How to replace /n with tags in java

I have a string of the following form

Hello ntHow are you?nt

I want to replace it with

<li>Hello</li> <li>How are you?</li>

I am able to replace /n to <br> using message.replaceAll("\n\t","<br>");

But I am not sure how to replace with <li>***</li> tags. I tried this message.replace("/[^rn]+/g", "<li>$&</li>"); but it does not work.

Answer

Well, you seem to have drawn this conclusion:

  • Hey, I can replace newlines with <br /> tags using .replace. I generalize that turning string inputs into HTML structures therefore must always be done with replace…
  • so how do I use replace to make <li>-structured HTML instead?

This is a brainfart – you’ve made jumps that you shouldn’t be making. Specifically, .replace is not a good idea, generally, for converting unstructured text into structured HTML. It’s really just the ‘newlines to br tags’ transformation that can feasibly be done with .replace and very little else, and only because that is an oversimplification that usually fails, except for that specific transformation.

Specifically, you tried message.replace("/[^rn]+/g", "<li>$&</li>") which obviously doesn’t work – replace does not apply regular expressions at all – perhaps you wanted replaceAll. You CAN probably attempt to use replaceall to do this job but it wouldn’t be a good idea. It’s like the question: “Can you butter your toast using a clawhammer?” – Yes, you can. That is no proof that it’s a good idea. Just use a buttering knife if you want to do it right, and ‘but it works with this clawhammer’ doesn’t change that fact.

So let’s break it down.

What you actually want to do is take your input which is unstructured, but represents structured data, into its actual structure first, and only then convert the structure you have into <li>-tag based HTML. In other words, it’s a two step model:

  1. Convert your input string into the structure you believe it holds.
  2. Convert that structure back into the output you want.

With each step having its own proper solution depending on what kind of structure it holds, what the input is formatted as, and what output you want.

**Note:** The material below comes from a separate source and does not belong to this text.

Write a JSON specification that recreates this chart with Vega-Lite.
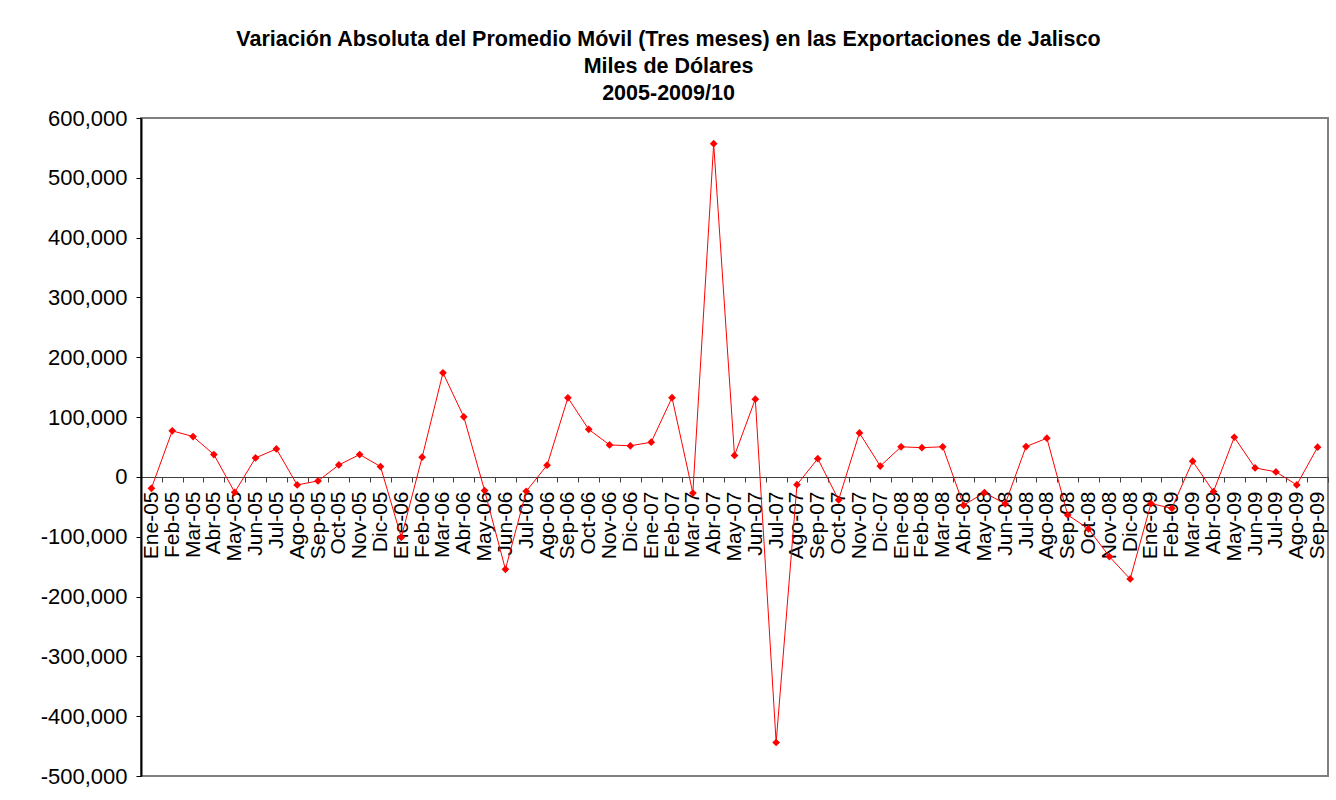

In this specific case it seems easy enough: The structure is ‘the input consists of a number of lines, separated by a newline character’, and the desired output is ‘each line, HTML-escaped, as a list item in a <ul> HTML element’.

So let’s do that:

First, we recover the actual structured data. Given that your structure is ‘a bunch of lines’, List<String> sounds like a data type that properly represents this. So, we need to convert the input into a List<String>. Let’s get to it:

List<String> myData = Arrays.asList(input.split("\R"));

Then, you solve the completely separate problem of converting your now properly structured data into a desired output, which is now also quite easy:

StringBuilder html = new StringBuilder();
html.append("<ul>");
for (String line : myData) {
  html.append("<li>").append(htmlEscape(line)).append("</li>");
}
html.append("</ul>");
return html.toString();

Where htmlEscape is for example powered by guava’s HtmlEscaper – usually if you’re doing web stuff you have some framework or other on the classpath with this functionality. If you must have it on your own, it’s probably as simple as:

// Ampersand must remain first character.
private static final String HTML_PROTECTED = "&<>"'";
private static final String[] HTML_REPLACEMENTS = {"amp", "lt", "gr", "quot", "apos"};

public String htmlEscape(String s) {
  for (int i = 0; i < HTML_PROTECTED.length(); i++) {
    s = s.replace("" + HTML_PROTECTED.charAt(i), "&" + HTML_REPLACEMENTS[i] + ";");
  }
  return s;
}

But, those frameworks no doubt have faster implementations of this idea.